Take, for example, the persistence of hierarchy and status differentiators in many organisations. Despite the big talk about empowerment and self-forming groups many studies have pointed out that managers are still very comfortable in the hierarchy chain of command.

 

It is also a common observation that even in training programmes which bring together people from different companies, any group activity brings to fore informal leadership and deferential behaviour. The reasons for this, according to the evolutionary psychologists, are not hard to fathom. Wealth, which during the hunter-gatherer time was represented by food, clothing and shelter, was less predictable and still it can be assumed that some did better than others and accrued status.

 

As a result, they were more sought after for alliances, leadership and more fundamentally as a mate who would produce healthy babies more likely to survive the elements. In other words, the desire to obtain status is so hardwired in our internal circuitry that any attempts to curb it either by introducing flat structures or reducing layers makes our instincts to find paths that bypass these imposed constraints.

 

Risk and rationality

 

It is also the contention of this theory that life on the Savannah Plain, with its inherent resource uncertainty and mortal dangers, etched in humans the tendency to avoid losses except when threatened.
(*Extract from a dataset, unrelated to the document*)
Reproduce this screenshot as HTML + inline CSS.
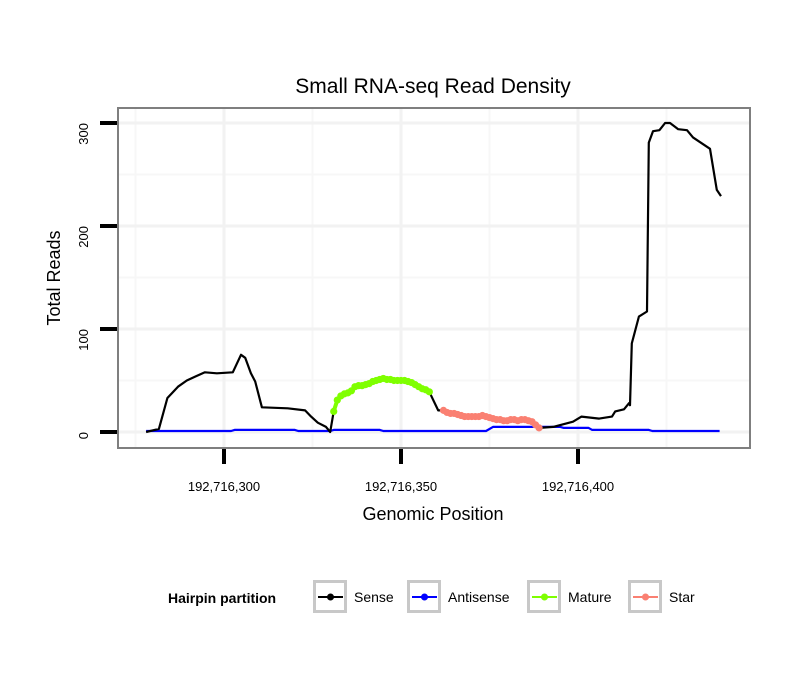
<!DOCTYPE html>
<html><head><meta charset="utf-8"><style>
body{margin:0;background:#fff;}
svg text{font-family:"Liberation Sans",sans-serif;}
</style></head><body>
<svg id="chart" width="810" height="690" xmlns="http://www.w3.org/2000/svg">
<rect width="810" height="690" fill="#fff"/>
<text x="433" y="93" text-anchor="middle" font-size="21">Small RNA-seq Read Density</text>
<g id="grid"></g>
<g id="series"></g>
<rect x="118" y="108" width="632" height="340" fill="none" stroke="#7f7f7f" stroke-width="2"/>
<g id="axes"></g>
<text x="433" y="520" text-anchor="middle" font-size="18">Genomic Position</text>
<text transform="translate(60,278) rotate(-90)" text-anchor="middle" font-size="18">Total Reads</text>
<g>
<text x="168" y="603" font-size="14" font-weight="bold">Hairpin partition</text>
<g id="legend-keys"></g>
</g>
</svg>
<script>
const senseX=[278,281.6,284,287,289.5,292,294.6,298,302.5,304.8,306,307.6,308.8,310.7,318,322.9,324.6,326.5,328.8,330,360.5,393,398.6,401,406,409.6,410.5,413,414.4,414.7,415.2,417.2,419.5,420,421.2,423,424.6,426,428.3,430.8,432.5,437.3,439.2,440.4];
const senseY=[0,3,33,44,50,54,58,57,58,75,72,57,49,24,23,21,15,9,5,0,21,5,10,15,13,15,20,22,28,26,86,112,117,281,292,293,300,300,294,293,286,275,235,229];
const matureX=[331,332,333,334,335,336,337,338,339,340,341,342,343,344,345,346,347,348,349,350,351,352,353,354,355,356,357,358];
const matureY=[20,31,35,37,38,40,44,45,45,46,47,49,50,51,52,51,51,50,50,50,50,49,48,46,44,42,41,39];
const starX=[362,363,364,365,366,367,368,369,370,371,372,373,374,375,376,377,378,379,380,381,382,383,384,385,386,387,388,389];
const starY=[21,19,18,18,17,16,15,15,15,15,15,16,15,14,13,12,12,11,11,12,12,11,12,12,11,10,7,4];
const antiX=[278,302,303,320,321,330,331,344,345,374,376,395,396,398,399,403,404,420,421,440];
const antiY=[1,1,2,2,1,1,2,2,1,1,5,5,4,4,4,4,2,2,1,1];
const xTicks=[300,350,400];
const xTickLabels=["192,716,300","192,716,350","192,716,400"];
const yTicks=[0,100,200,300];
const sx=p=>224+(p-300)*3.54;
const sy=v=>432-v*1.03;
const NS="http://www.w3.org/2000/svg";
function mk(parent,tag,attrs){const e=document.createElementNS(NS,tag);for(const k in attrs)e.setAttribute(k,attrs[k]);parent.appendChild(e);return e;}
const grid=document.getElementById('grid'),ser=document.getElementById('series'),axes=document.getElementById('axes');
[275,325,375,425].forEach(p=>{const l=mk(grid,'line',{x1:sx(p),x2:sx(p),y1:109,y2:447,stroke:'#f7f7f7','stroke-width':2});

});
[50,150,250].forEach(v=>{const l=mk(grid,'line',{x1:119,x2:749,y1:sy(v),y2:sy(v),stroke:'#f7f7f7','stroke-width':2});

});
xTicks.forEach((p,i)=>{const l=mk(grid,'line',{x1:sx(p),x2:sx(p),y1:109,y2:447,stroke:'#f2f2f2','stroke-width':3});


const t=mk(axes,'line',{x1:sx(p),x2:sx(p),y1:449,y2:464,stroke:'#000','stroke-width':4});


const tx=mk(axes,'text',{x:sx(p),y:491,'text-anchor':'middle','font-size':13});tx.textContent=xTickLabels[i];

});
yTicks.forEach(v=>{const l=mk(grid,'line',{x1:119,x2:749,y1:sy(v),y2:sy(v),stroke:'#f2f2f2','stroke-width':3});


const t=mk(axes,'line',{x1:100,x2:117,y1:sy(v),y2:sy(v),stroke:'#000','stroke-width':4});


const tx=mk(axes,'text',{transform:`translate(88,${sy(v)}) rotate(-90)`,'text-anchor':'end','font-size':13});tx.textContent=v;

});
function line(xs,ys,color,name){const d=xs.map((p,i)=>(i?'L':'M')+sx(p).toFixed(1)+','+sy(ys[i]).toFixed(1)).join('');
const e=mk(ser,'path',{d:d,fill:'none',stroke:color,'stroke-width':2.2,'stroke-linejoin':'round'});

}
function pts(xs,ys,color,name){const d=xs.map((p,i)=>(i?'L':'M')+sx(p).toFixed(1)+','+sy(ys[i]).toFixed(1)).join('');
const e=mk(ser,'path',{d:d,fill:'none',stroke:color,'stroke-width':4,'stroke-linejoin':'round'});


xs.forEach((p,i)=>{const c=mk(ser,'circle',{cx:sx(p),cy:sy(ys[i]),r:3.6,fill:color});

});}
const all=[];
senseX.forEach((p,i)=>all.push([p,senseY[i]]));
matureX.forEach((p,i)=>all.push([p,matureY[i]]));
starX.forEach((p,i)=>all.push([p,starY[i]]));
all.sort((a,b)=>a[0]-b[0]);
line(antiX,antiY,'#0000ff','antisense-line');
line(all.map(a=>a[0]),all.map(a=>a[1]),'#000','sense-line');
pts(matureX,matureY,'#7fff00','mature');
pts(starX,starY,'#fa8072','star');
const lk=document.getElementById('legend-keys');
const keys=[[313,'#000','Sense'],[407,'#0000ff','Antisense'],[527,'#7fff00','Mature'],[628,'#fa8072','Star']];
keys.forEach(k=>{const g=mk(lk,'g',{});


mk(g,'rect',{x:k[0]+1.5,y:581.5,width:31,height:30,fill:'#fff',stroke:'#c8c8c8','stroke-width':3});
mk(g,'line',{x1:k[0]+5,x2:k[0]+30,y1:597,y2:597,stroke:k[1],'stroke-width':2});
mk(g,'circle',{cx:k[0]+17.5,cy:597,r:3.5,fill:k[1]});
const t=mk(g,'text',{x:k[0]+41,y:602,'font-size':14});t.textContent=k[2];});
</script>
</body></html>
While humans are loss averse when comfortable, we panic when threatened and indulge in many irrational activities.

 

Examples of such behaviour include the apparently irrational move by many traders to double up positions when the stock moves down and to sell while the stock is still rising. Both are classic examples of panic when threatened and risk aversion. Traders do have their informal rules of thumb such as "cut your losses and let your profits run", but they also admit that it is the most difficult thing to learn.

 

The same instinct also makes people more productive when layoffs, which do not specify who will go, are announced by companies. These situations force people to go to any lengths to avoid the pain of that loss. But when companies close entire divisions, people indulge in acts of aggression and violence, which though smacks of irrationality, is but a reaction to a threatening gesture.

 

So any activity that will call for risky behaviour on the employee's part will not be very successful and it is precisely the reason why many organisations find that making employees think out of the box a very difficult proposition, because creativity and risk are but the two sides of the same coin. So what should managers do?

 

Nigel Nicholson in the article titled "How Hardwired is Human Behaviour" has, in fact, gone on to say that "the most concrete take-away from this contention is that if you want people to be risk takers, frame the situation as very threatening.

 

The competition is going to destroy us with a new product. Or, our brand has lost its cache and our market share is slipping fast. On the other hand, if you want people to eschew risk taking behaviours, make sure they feel secure by telling them how successful the business is".

 

A final word?

 

Being very provocative, evolutionary psychology has had its own share of controversies. It squarely places itself in the "nature" school as against the "nurture" school of biological thinking and, as a result, has an aura of fatality around it. As Nicholson points out "its tenets directly dispute a great deal of popular management theory, which contends that people can change their personalities if correctly trained or motivated".

 

The last word has not been written on the subject, but the perspectives gained so far have the potential to change the way managers think about their organisation and its members. If not anything, at least it would be wise to remember that the modern skull of the manager holds a stone age brain!